Select and copy out every line in the records containing "diagram".

* start *

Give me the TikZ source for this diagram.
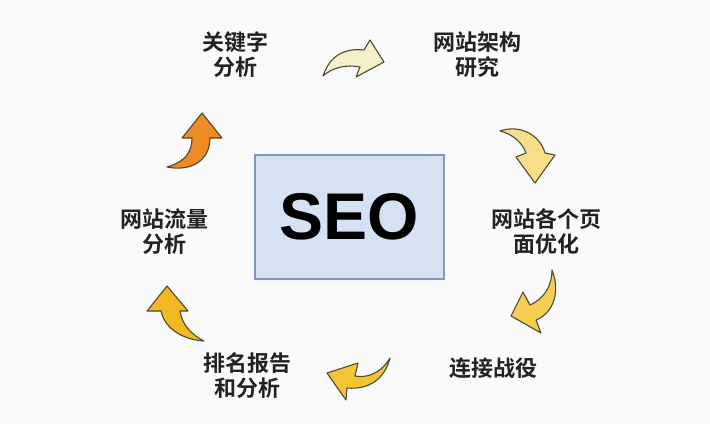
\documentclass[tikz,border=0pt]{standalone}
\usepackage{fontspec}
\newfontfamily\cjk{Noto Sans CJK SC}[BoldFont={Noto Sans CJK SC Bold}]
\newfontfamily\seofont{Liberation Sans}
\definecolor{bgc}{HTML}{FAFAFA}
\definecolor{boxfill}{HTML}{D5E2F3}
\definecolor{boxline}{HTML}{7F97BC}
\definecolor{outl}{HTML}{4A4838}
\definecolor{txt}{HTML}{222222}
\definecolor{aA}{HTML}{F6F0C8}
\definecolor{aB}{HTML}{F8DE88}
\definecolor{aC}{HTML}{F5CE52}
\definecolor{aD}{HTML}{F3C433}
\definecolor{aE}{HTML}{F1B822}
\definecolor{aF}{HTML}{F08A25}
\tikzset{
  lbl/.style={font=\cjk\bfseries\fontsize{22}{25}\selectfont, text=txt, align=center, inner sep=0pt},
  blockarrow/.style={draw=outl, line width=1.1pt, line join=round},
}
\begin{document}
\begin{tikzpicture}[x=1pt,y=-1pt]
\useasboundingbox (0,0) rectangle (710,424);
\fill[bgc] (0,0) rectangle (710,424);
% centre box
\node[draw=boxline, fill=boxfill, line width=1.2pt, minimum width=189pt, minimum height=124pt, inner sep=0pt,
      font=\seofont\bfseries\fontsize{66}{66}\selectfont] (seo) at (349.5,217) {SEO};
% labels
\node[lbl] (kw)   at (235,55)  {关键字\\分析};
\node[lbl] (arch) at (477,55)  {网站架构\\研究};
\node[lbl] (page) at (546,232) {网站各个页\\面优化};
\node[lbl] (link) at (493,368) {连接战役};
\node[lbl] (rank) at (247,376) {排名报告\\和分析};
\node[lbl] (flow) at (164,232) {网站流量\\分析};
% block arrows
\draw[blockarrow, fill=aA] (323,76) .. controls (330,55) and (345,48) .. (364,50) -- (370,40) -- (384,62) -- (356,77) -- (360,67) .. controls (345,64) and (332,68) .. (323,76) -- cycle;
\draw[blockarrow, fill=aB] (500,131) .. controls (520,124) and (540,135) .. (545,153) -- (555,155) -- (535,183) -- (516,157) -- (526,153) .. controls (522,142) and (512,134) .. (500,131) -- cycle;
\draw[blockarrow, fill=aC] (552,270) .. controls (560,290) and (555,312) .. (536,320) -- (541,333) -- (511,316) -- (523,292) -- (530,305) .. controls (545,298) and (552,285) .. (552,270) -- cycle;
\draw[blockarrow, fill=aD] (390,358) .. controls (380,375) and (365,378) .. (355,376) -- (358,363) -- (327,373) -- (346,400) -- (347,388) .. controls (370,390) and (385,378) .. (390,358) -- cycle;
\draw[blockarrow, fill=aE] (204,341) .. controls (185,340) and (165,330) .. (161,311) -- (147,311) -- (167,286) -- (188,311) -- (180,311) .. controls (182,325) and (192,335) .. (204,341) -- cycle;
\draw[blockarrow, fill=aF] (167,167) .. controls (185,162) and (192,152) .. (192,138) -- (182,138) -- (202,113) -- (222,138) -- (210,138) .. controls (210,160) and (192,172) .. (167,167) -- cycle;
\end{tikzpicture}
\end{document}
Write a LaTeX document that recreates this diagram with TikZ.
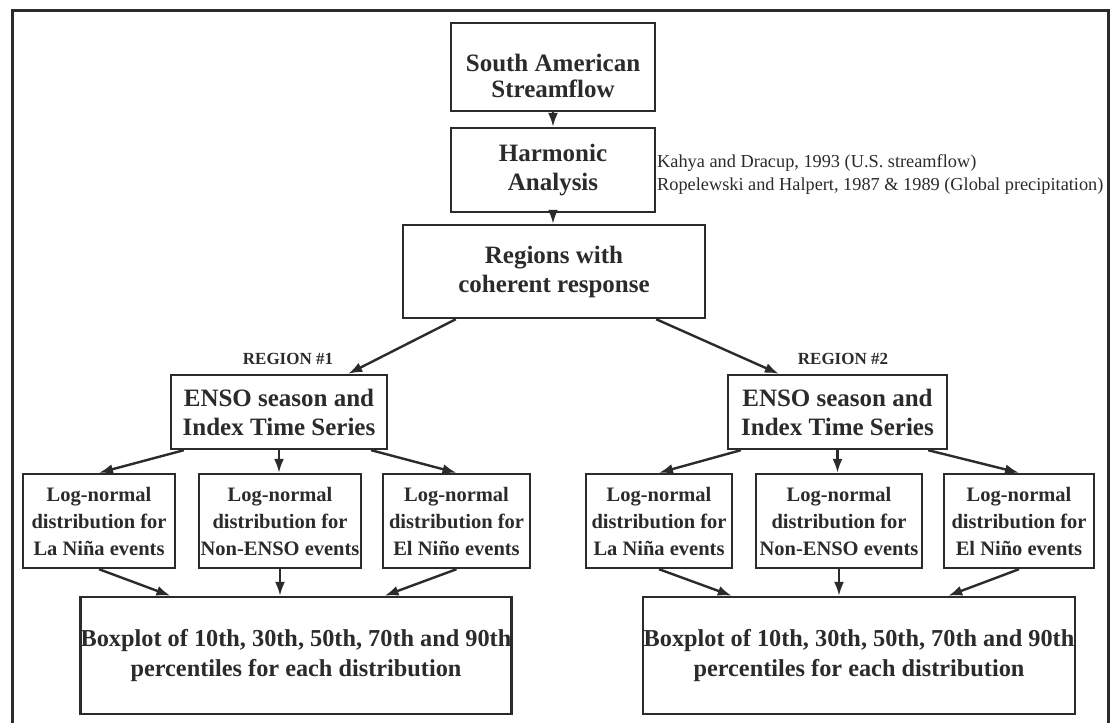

* end *

## Output for this exercise:
Give me the TikZ source for this diagram.
Write a LaTeX document that recreates this diagram with TikZ.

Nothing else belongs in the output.